There was more doubt for Ricklefs Jr., who said he’d voted for Trump in 2016 and “cheered him on from my couch,” but still felt something holding him back.

“You never know who’s done what in the closet, in the shadows,” he said. But now, “He’s free and clear. In my mind, he’s been totally exonerated … I’m not going to regret any nickel I spend toward him.”

Emily Hartigan-Stein, 30, who works as an accountant in Edina, Minnesota, said that, after watching the drumbeat of the news, you sometimes “start to believe it.”

But now, she said a weight had been lifted off her shoulders.

“We’re free. Our president is free and it’s amazing. The man I supported is vindicated,” she said, explaining that she would have been “furious” with herself “if it did turn out that he was, you know, colluding. I’d be so pissed off. But, you know, he’s not. And it’s awesome.”
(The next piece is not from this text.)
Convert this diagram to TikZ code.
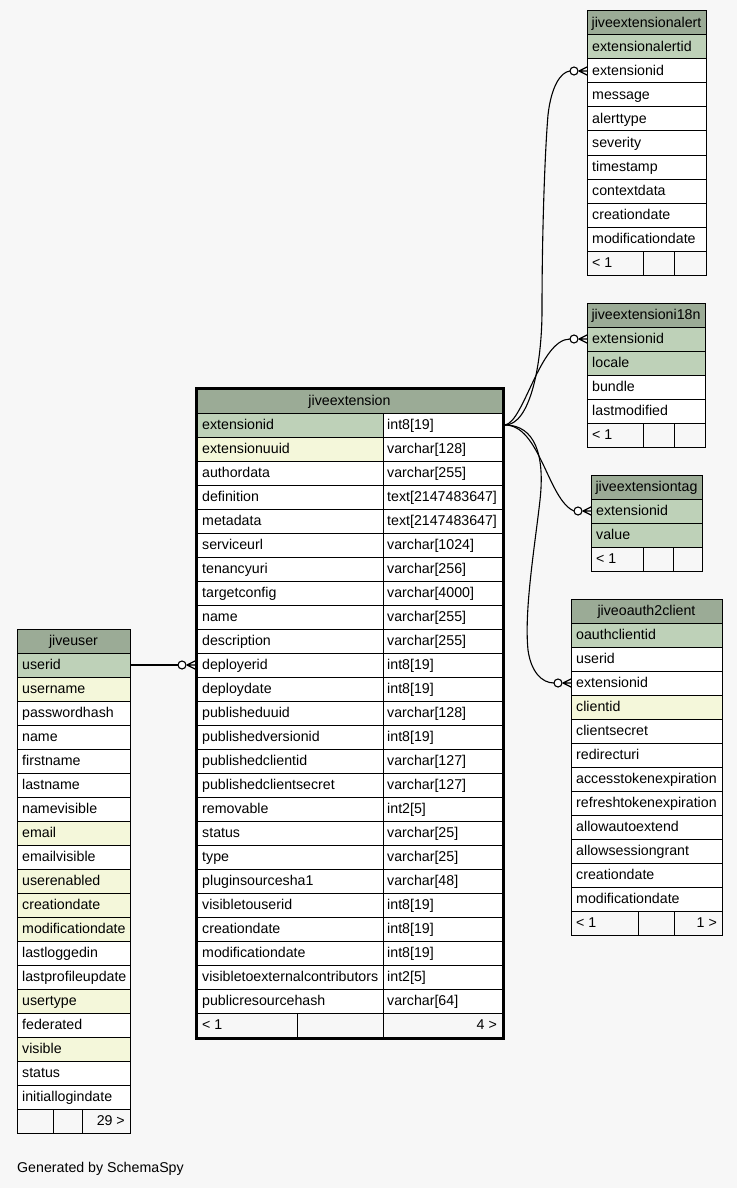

Hartigan-Stein, a veteran who was injured by an IED while deployed in Afghanistan, said she hoped Trump could “now finally breathe and do the work that we elected him to do without anything in his way.”

She, like others, said those responsible must be held accountable.

“What they’ve done to this president is the most disgusting and vile thing I’ve ever seen,” she said. “They need to go down for what they did. It’s clearly a hoax. They knew it was.”